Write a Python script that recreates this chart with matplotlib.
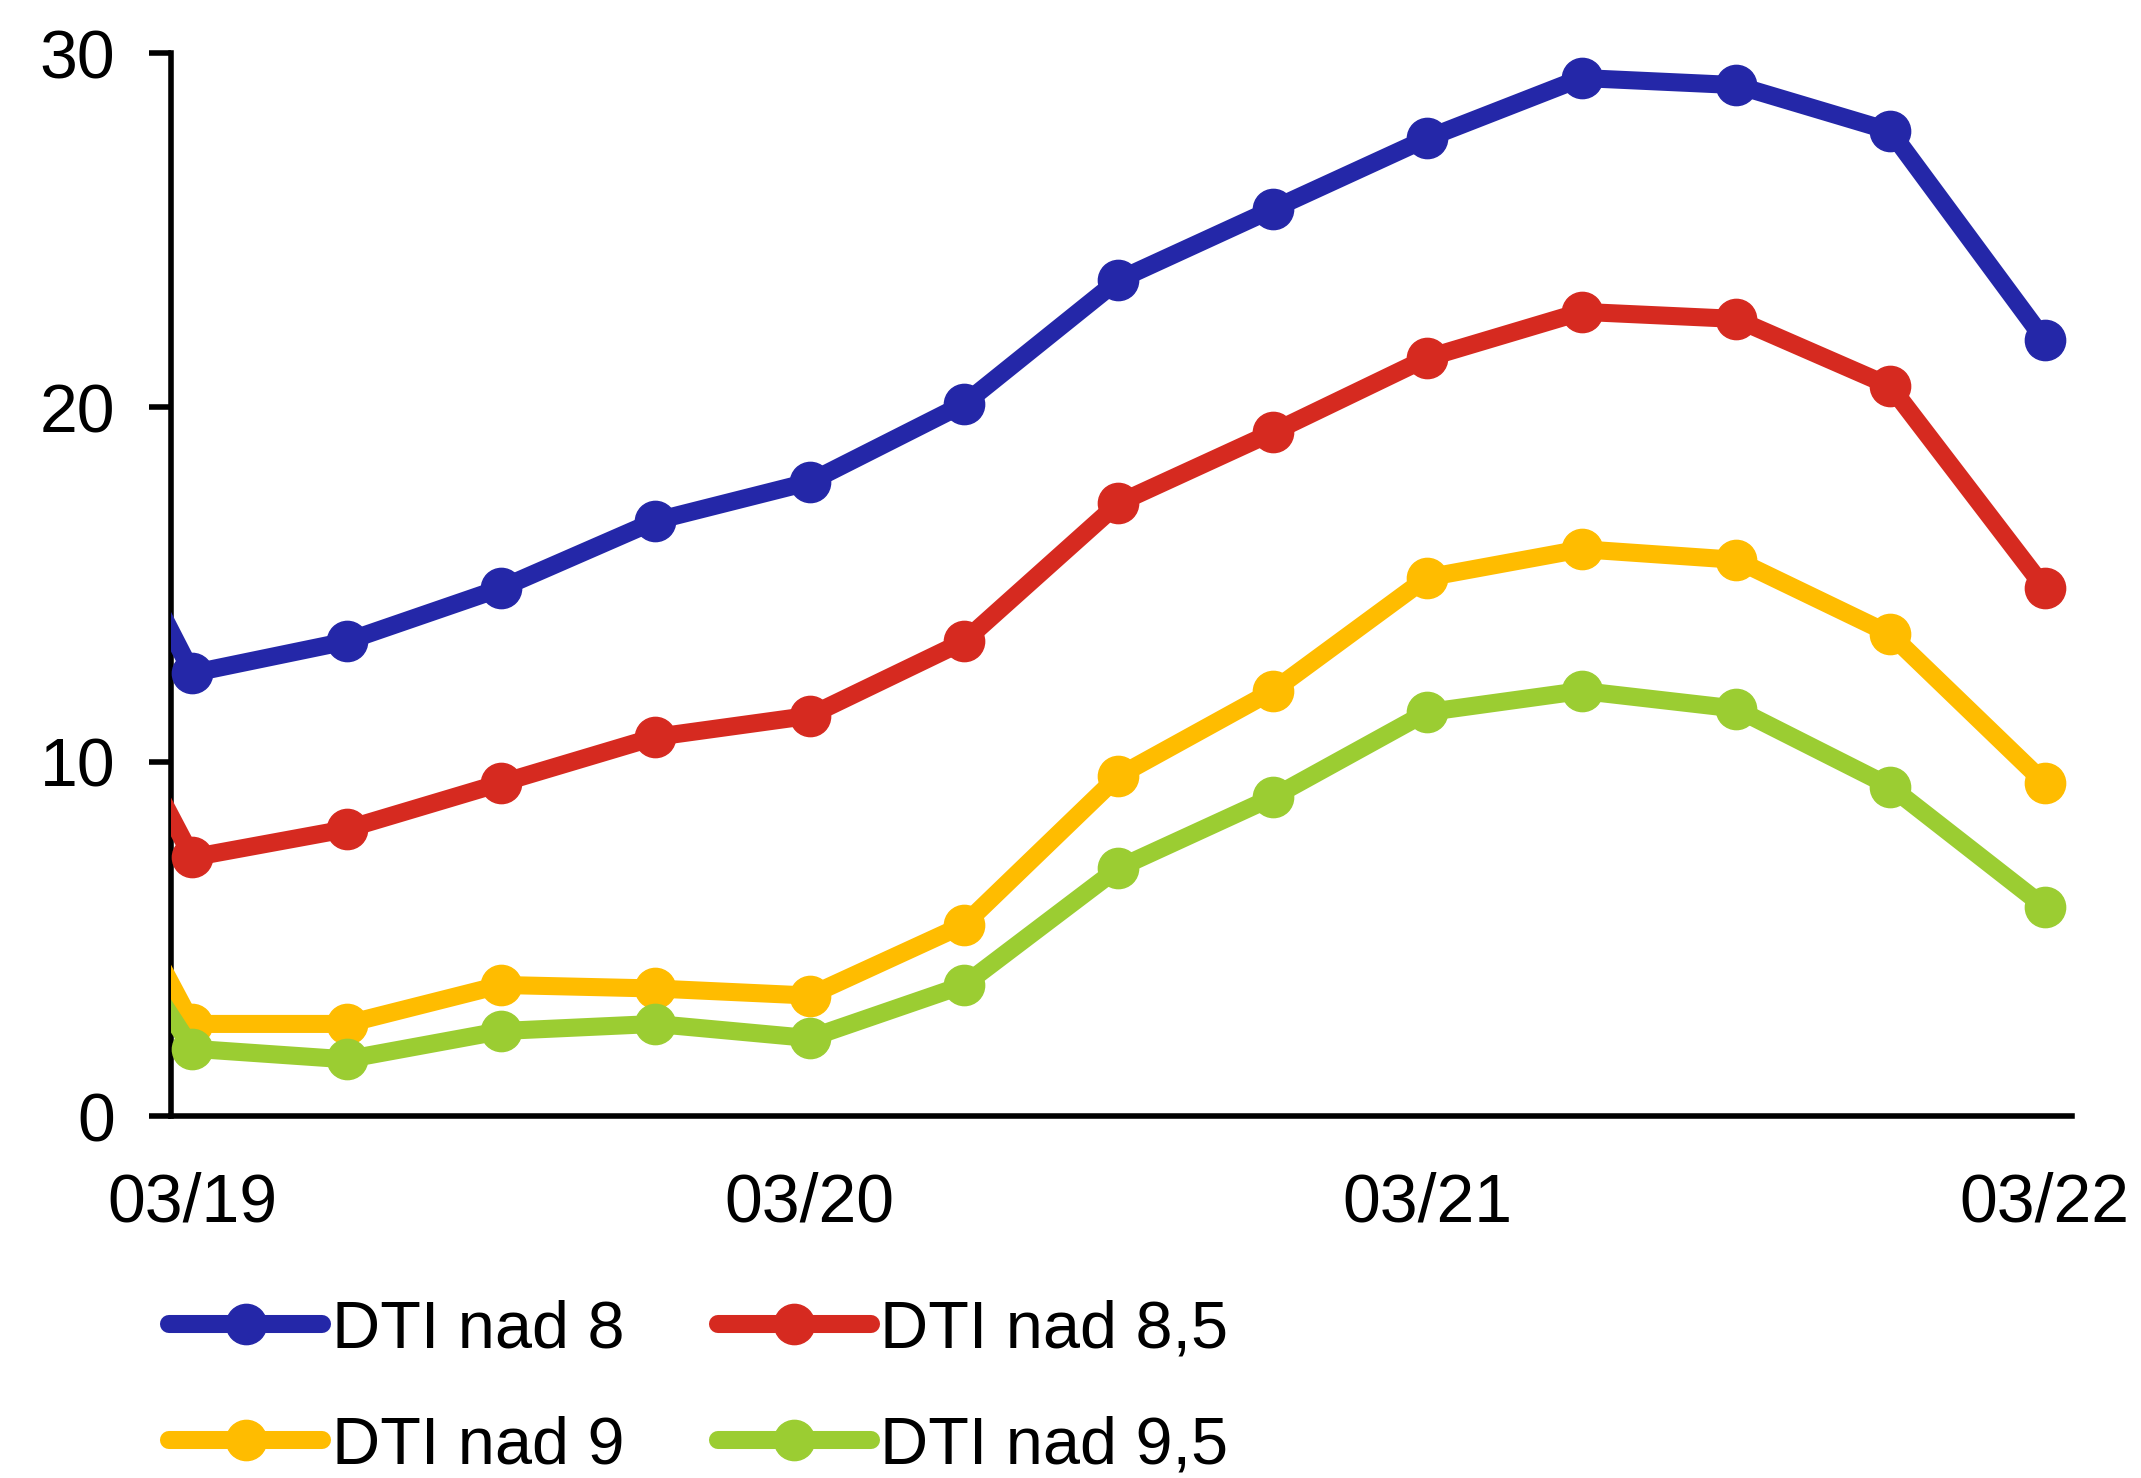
import matplotlib
matplotlib.use("Agg")
import matplotlib.pyplot as plt

plt.rcParams["font.family"] = ["Liberation Sans", "DejaVu Sans"]

# quarterly positions, first entry is the 12/18 value just left of the axis
quarters = [-1, 0, 1, 2, 3, 4, 5, 6, 7, 8, 9, 10, 11, 12]
tick_pos = [0, 4, 8, 12]
tick_labels = ["03/19", "03/20", "03/21", "03/22"]

dti_8 = [21.0, 12.5, 13.4, 14.9, 16.8, 17.9, 20.1, 23.6, 25.6, 27.6, 29.3, 29.1, 27.8, 21.9]
dti_85 = [15.6, 7.3, 8.1, 9.4, 10.7, 11.3, 13.4, 17.3, 19.3, 21.4, 22.7, 22.5, 20.6, 14.9]
dti_9 = [10.8, 2.6, 2.6, 3.7, 3.6, 3.4, 5.4, 9.6, 12.0, 15.2, 16.0, 15.7, 13.6, 9.4]
dti_95 = [8.6, 1.9, 1.6, 2.4, 2.6, 2.2, 3.7, 7.0, 9.0, 11.4, 12.0, 11.5, 9.3, 5.9]

series = [
    (dti_8, "#2427a8", "DTI nad 8"),
    (dti_85, "#d62a20", "DTI nad 8,5"),
    (dti_9, "#ffbc00", "DTI nad 9"),
    (dti_95, "#9bcd32", "DTI nad 9,5"),
]

fig = plt.figure(figsize=(21.41, 14.78), dpi=100)
ax = fig.add_axes([0.0797, 0.2449, 0.8883, 0.7191])

lines = []
for values, color, label in series:
    (ln,) = ax.plot(
        quarters,
        values,
        color=color,
        linewidth=13,
        marker="o",
        markersize=29,
        solid_capstyle="round",
        label=label,
    )
    lines.append(ln)

ax.set_xlim(-0.14, 12.18)
ax.set_ylim(0, 30)
ax.set_yticks([0, 10, 20, 30])
ax.set_xticks(tick_pos)
ax.set_xticklabels(tick_labels)

for side in ["top", "right"]:
    ax.spines[side].set_visible(False)
for side in ["left", "bottom"]:
    ax.spines[side].set_linewidth(4)
    ax.spines[side].set_zorder(1)

ax.tick_params(axis="y", direction="out", length=16, width=4, pad=24, labelsize=49)
ax.tick_params(axis="x", length=0, pad=40, labelsize=49)

# two rows: 8 / 8,5 on top, 9 / 9,5 below
order = [0, 2, 1, 3]
ax.legend(
    [lines[i] for i in order],
    [series[i][2] for i in order],
    loc="upper left",
    bbox_to_anchor=(0.079, 0.1206),
    bbox_transform=fig.transFigure,
    ncols=2,
    frameon=False,
    fontsize=48,
    handlelength=2.3,
    handletextpad=0.14,
    columnspacing=1.4,
    labelspacing=0.8,
    borderaxespad=0,
    borderpad=0,
)

plt.savefig("out.png", dpi=100)
plt.close()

──────────────────────────────

» WHAT IS EXPECTED
Repeat the listing in full and exactly. Leave any pictures out.

» EXERCISE RESULT
Write a Python script that recreates this chart with matplotlib.
import matplotlib
matplotlib.use("Agg")
import matplotlib.pyplot as plt

plt.rcParams["font.family"] = ["Liberation Sans", "DejaVu Sans"]

# quarterly positions, first entry is the 12/18 value just left of the axis
quarters = [-1, 0, 1, 2, 3, 4, 5, 6, 7, 8, 9, 10, 11, 12]
tick_pos = [0, 4, 8, 12]
tick_labels = ["03/19", "03/20", "03/21", "03/22"]

dti_8 = [21.0, 12.5, 13.4, 14.9, 16.8, 17.9, 20.1, 23.6, 25.6, 27.6, 29.3, 29.1, 27.8, 21.9]
dti_85 = [15.6, 7.3, 8.1, 9.4, 10.7, 11.3, 13.4, 17.3, 19.3, 21.4, 22.7, 22.5, 20.6, 14.9]
dti_9 = [10.8, 2.6, 2.6, 3.7, 3.6, 3.4, 5.4, 9.6, 12.0, 15.2, 16.0, 15.7, 13.6, 9.4]
dti_95 = [8.6, 1.9, 1.6, 2.4, 2.6, 2.2, 3.7, 7.0, 9.0, 11.4, 12.0, 11.5, 9.3, 5.9]

series = [
    (dti_8, "#2427a8", "DTI nad 8"),
    (dti_85, "#d62a20", "DTI nad 8,5"),
    (dti_9, "#ffbc00", "DTI nad 9"),
    (dti_95, "#9bcd32", "DTI nad 9,5"),
]

fig = plt.figure(figsize=(21.41, 14.78), dpi=100)
ax = fig.add_axes([0.0797, 0.2449, 0.8883, 0.7191])

lines = []
for values, color, label in series:
    (ln,) = ax.plot(
        quarters,
        values,
        color=color,
        linewidth=13,
        marker="o",
        markersize=29,
        solid_capstyle="round",
        label=label,
    )
    lines.append(ln)

ax.set_xlim(-0.14, 12.18)
ax.set_ylim(0, 30)
ax.set_yticks([0, 10, 20, 30])
ax.set_xticks(tick_pos)
ax.set_xticklabels(tick_labels)

for side in ["top", "right"]:
    ax.spines[side].set_visible(False)
for side in ["left", "bottom"]:
    ax.spines[side].set_linewidth(4)
    ax.spines[side].set_zorder(1)

ax.tick_params(axis="y", direction="out", length=16, width=4, pad=24, labelsize=49)
ax.tick_params(axis="x", length=0, pad=40, labelsize=49)

# two rows: 8 / 8,5 on top, 9 / 9,5 below
order = [0, 2, 1, 3]
ax.legend(
    [lines[i] for i in order],
    [series[i][2] for i in order],
    loc="upper left",
    bbox_to_anchor=(0.079, 0.1206),
    bbox_transform=fig.transFigure,
    ncols=2,
    frameon=False,
    fontsize=48,
    handlelength=2.3,
    handletextpad=0.14,
    columnspacing=1.4,
    labelspacing=0.8,
    borderaxespad=0,
    borderpad=0,
)

plt.savefig("out.png", dpi=100)
plt.close()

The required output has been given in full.